EXERCISE PROMPT => Exactly as written, write out the lines below from the first to the one containing "(7.2+\i*14.76, 1+\j*14.76) circle[radius=1.3pt];", inclusive. Pictures do not belong in the copy.

RAW DATA =>
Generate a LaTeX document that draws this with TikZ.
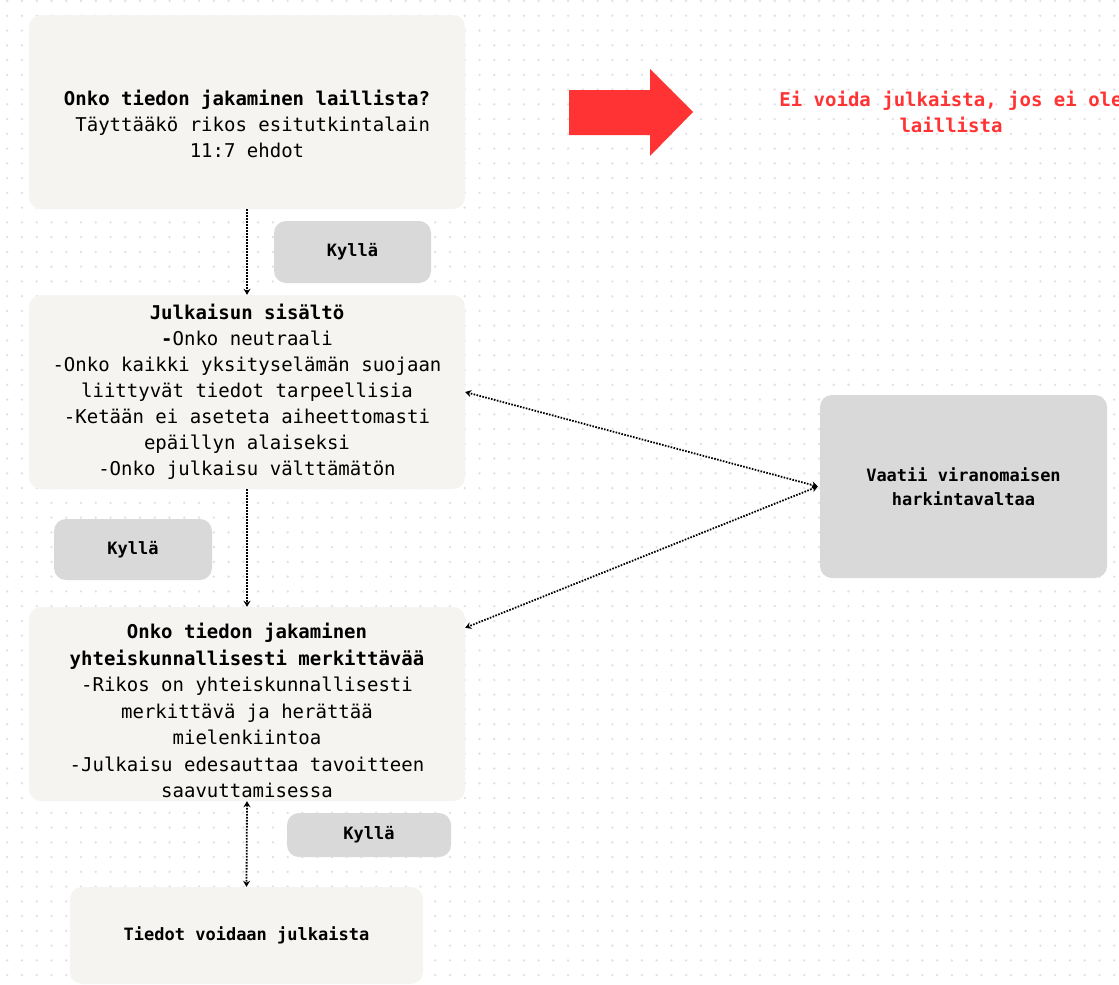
\documentclass[tikz,border=0pt]{standalone}
\usepackage{fontspec}
\setmainfont{DejaVu Sans Mono}
\usetikzlibrary{calc,arrows.meta}
\definecolor{boxfill}{HTML}{F5F4F0}
\definecolor{answerfill}{HTML}{D9D9D9}
\definecolor{alert}{HTML}{FF3333}
\definecolor{dotgrid}{HTML}{E0E0E6}

\begin{document}
\begin{tikzpicture}[x=1pt, y=-1pt,
  box/.style={align=center, fill=boxfill, rounded corners=12pt, inner sep=0pt, minimum width=436pt, minimum height=194pt, font=\fontsize{19}{26}\selectfont},
  answer/.style={align=center, fill=answerfill, rounded corners=12pt, inner sep=0pt, font=\bfseries\fontsize{17}{24}\selectfont},
  link/.style={line width=1.8pt, dash pattern=on 1.6pt off 1.4pt, -{Stealth[length=6pt,width=7pt]}},
  twoway/.style={line width=1.8pt, dash pattern=on 1.6pt off 1.4pt, {Stealth[length=6pt,width=7pt]}-{Stealth[length=6pt,width=7pt]}}]

\useasboundingbox (0,0) rectangle (1119,985);
\clip (0,0) rectangle (1119,985);
\fill[white] (0,0) rectangle (1119,985);

% dotted background
\foreach \i in {0,...,75}
  \foreach \j in {0,...,66}
    \fill[dotgrid] (7.2+\i*14.76, 1+\j*14.76) circle[radius=1.3pt];

\node[box] (1) at (247, 112) {\mbox{}\\[14pt] \textbf{Onko tiedon jakaminen laillista?}\\ \phantom{T}Täyttääkö rikos esitutkintalain\\ 11:7 ehdot};
\node[answer, minimum width=157pt, minimum height=62pt] (k1) at (352.5, 252) {Kyllä};
\node[box] (2) at (247, 392) {\textbf{Julkaisun sisältö}\\ \textbf{-}Onko neutraali\\ -Onko kaikki yksityselämän suojaan\\ liittyvät tiedot tarpeellisia\\ -Ketään ei aseteta aiheettomasti\\ epäillyn alaiseksi\\ -Onko julkaisu välttämätön};
\node[answer, minimum width=158pt, minimum height=61pt] (k2) at (133, 549.5) {Kyllä};
\node[box, font=\fontsize{19}{26.5}\selectfont] (3) at (247, 704) {\mbox{}\\[2pt] \textbf{Onko tiedon jakaminen}\\ \textbf{yhteiskunnallisesti merkittävää}\\ -Rikos on yhteiskunnallisesti\\ merkittävä ja herättää\\ mielenkiintoa\\ -Julkaisu edesauttaa tavoitteen\\ saavuttamisessa};
\node[answer, minimum width=164pt, minimum height=44pt] (k3) at (369, 835) {Kyllä};
\node[box, minimum width=353pt, minimum height=97pt, font=\bfseries\fontsize{17}{24}\selectfont] (4) at (246.5, 935.5) {Tiedot voidaan julkaista};
\node[answer, minimum width=287pt, minimum height=183pt] (5) at (963.5, 486.5) {Vaatii viranomaisen\\ harkintavaltaa};

% red arrow and the note
\fill[alert] (569,90) -- (650,90) -- (650,69) -- (693,112) -- (650,156) -- (650,135) -- (569,135) -- cycle;
\node[align=center, text=alert, font=\bfseries\fontsize{19}{26}\selectfont] (6) at (951, 112) {Ei voida julkaista, jos ei ole\\ laillista};

\draw[link] (1.south) -- (2.north);
\draw[link] (2.south) -- (3.north);
\draw[twoway] (3.south) -- (4.north);
\draw[twoway] ([xshift=-2pt]5.west) -- (2.east);
\draw[twoway] ([xshift=-2pt]5.west) -- ([yshift=-21pt]3.north east);

\end{tikzpicture}
\end{document}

CORRECT RESULT =>
Generate a LaTeX document that draws this with TikZ.
\documentclass[tikz,border=0pt]{standalone}
\usepackage{fontspec}
\setmainfont{DejaVu Sans Mono}
\usetikzlibrary{calc,arrows.meta}
\definecolor{boxfill}{HTML}{F5F4F0}
\definecolor{answerfill}{HTML}{D9D9D9}
\definecolor{alert}{HTML}{FF3333}
\definecolor{dotgrid}{HTML}{E0E0E6}

\begin{document}
\begin{tikzpicture}[x=1pt, y=-1pt,
  box/.style={align=center, fill=boxfill, rounded corners=12pt, inner sep=0pt, minimum width=436pt, minimum height=194pt, font=\fontsize{19}{26}\selectfont},
  answer/.style={align=center, fill=answerfill, rounded corners=12pt, inner sep=0pt, font=\bfseries\fontsize{17}{24}\selectfont},
  link/.style={line width=1.8pt, dash pattern=on 1.6pt off 1.4pt, -{Stealth[length=6pt,width=7pt]}},
  twoway/.style={line width=1.8pt, dash pattern=on 1.6pt off 1.4pt, {Stealth[length=6pt,width=7pt]}-{Stealth[length=6pt,width=7pt]}}]

\useasboundingbox (0,0) rectangle (1119,985);
\clip (0,0) rectangle (1119,985);
\fill[white] (0,0) rectangle (1119,985);

% dotted background
\foreach \i in {0,...,75}
  \foreach \j in {0,...,66}
    \fill[dotgrid] (7.2+\i*14.76, 1+\j*14.76) circle[radius=1.3pt];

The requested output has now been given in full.